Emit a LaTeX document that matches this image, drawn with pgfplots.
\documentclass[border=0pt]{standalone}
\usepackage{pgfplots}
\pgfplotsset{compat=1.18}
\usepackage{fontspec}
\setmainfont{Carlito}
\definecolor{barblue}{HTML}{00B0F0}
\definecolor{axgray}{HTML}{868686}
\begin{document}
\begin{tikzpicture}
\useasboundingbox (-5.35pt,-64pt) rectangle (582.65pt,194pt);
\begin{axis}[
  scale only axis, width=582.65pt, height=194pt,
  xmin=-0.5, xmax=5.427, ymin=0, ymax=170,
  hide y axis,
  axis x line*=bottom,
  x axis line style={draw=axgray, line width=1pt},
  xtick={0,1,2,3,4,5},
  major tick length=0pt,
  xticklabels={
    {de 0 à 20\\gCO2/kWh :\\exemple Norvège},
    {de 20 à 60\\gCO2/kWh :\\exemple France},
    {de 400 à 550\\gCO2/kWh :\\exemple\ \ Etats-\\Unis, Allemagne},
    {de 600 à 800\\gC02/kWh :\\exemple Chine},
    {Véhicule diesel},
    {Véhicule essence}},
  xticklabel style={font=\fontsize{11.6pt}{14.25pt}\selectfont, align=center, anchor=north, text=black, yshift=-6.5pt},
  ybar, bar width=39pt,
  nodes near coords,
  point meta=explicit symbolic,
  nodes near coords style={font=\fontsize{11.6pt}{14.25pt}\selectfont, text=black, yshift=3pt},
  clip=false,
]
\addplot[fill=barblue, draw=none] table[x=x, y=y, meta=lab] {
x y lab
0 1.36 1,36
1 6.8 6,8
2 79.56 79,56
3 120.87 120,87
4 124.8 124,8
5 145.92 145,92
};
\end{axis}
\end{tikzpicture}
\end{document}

_ _ _ _ _ _ _

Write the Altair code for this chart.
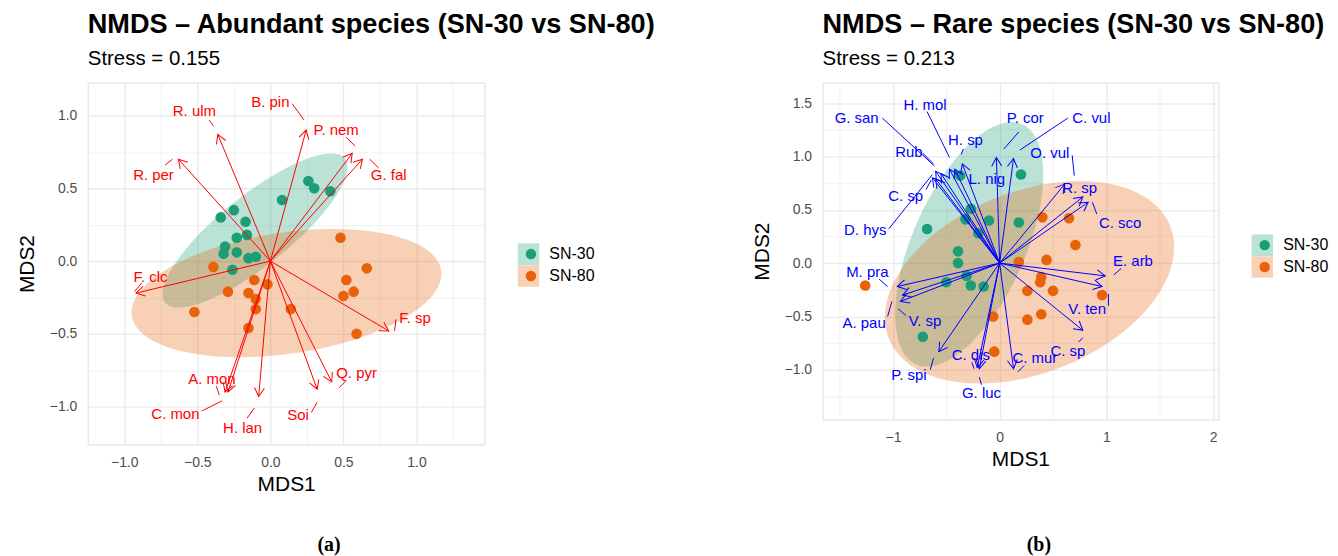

_ _ _ _ _ _ _

**Written exercise**. Gather each line of the listing that holds the string "this".

**Written answer**.
Emit a LaTeX document that matches this image, drawn with pgfplots.
Write the Altair code for this chart.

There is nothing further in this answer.